■ What this task involves ■
Leave the pictures out and quote every line from the start of the listing to the line with "colors = ['#FFFFCC', '#00FF00', '#993366']", inclusive.

╭──

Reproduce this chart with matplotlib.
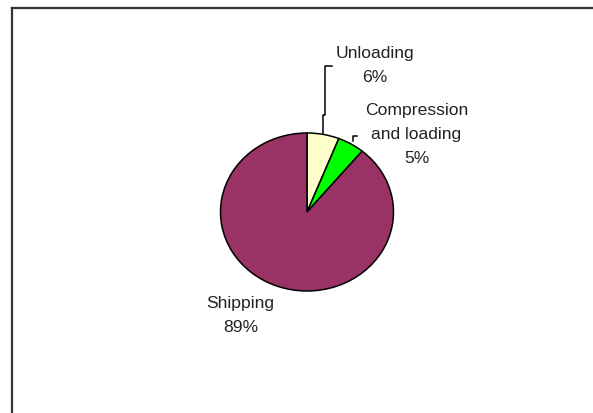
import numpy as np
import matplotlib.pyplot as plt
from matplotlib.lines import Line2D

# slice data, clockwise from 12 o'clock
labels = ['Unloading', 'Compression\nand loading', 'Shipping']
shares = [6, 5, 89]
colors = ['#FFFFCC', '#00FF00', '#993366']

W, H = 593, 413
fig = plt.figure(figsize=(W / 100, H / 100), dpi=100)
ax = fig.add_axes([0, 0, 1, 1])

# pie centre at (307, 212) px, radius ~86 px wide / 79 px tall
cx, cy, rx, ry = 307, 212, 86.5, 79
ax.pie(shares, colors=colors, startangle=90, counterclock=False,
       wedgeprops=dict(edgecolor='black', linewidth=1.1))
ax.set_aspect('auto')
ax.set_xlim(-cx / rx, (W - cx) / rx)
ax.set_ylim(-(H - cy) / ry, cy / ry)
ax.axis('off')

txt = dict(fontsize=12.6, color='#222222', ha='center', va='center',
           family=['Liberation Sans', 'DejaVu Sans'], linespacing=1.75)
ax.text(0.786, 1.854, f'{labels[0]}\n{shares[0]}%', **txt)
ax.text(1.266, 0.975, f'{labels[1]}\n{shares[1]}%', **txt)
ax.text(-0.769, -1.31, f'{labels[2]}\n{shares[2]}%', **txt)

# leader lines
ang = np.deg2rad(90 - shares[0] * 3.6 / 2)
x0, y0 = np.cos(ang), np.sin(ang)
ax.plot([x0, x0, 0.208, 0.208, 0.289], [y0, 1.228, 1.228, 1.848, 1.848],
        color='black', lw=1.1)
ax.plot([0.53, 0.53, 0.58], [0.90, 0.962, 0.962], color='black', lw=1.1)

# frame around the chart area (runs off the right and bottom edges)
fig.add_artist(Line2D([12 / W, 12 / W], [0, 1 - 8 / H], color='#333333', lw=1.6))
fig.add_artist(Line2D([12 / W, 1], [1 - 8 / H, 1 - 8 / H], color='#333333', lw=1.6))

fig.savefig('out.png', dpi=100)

╰──

■ Correct output ■
Reproduce this chart with matplotlib.
import numpy as np
import matplotlib.pyplot as plt
from matplotlib.lines import Line2D

# slice data, clockwise from 12 o'clock
labels = ['Unloading', 'Compression\nand loading', 'Shipping']
shares = [6, 5, 89]
colors = ['#FFFFCC', '#00FF00', '#993366']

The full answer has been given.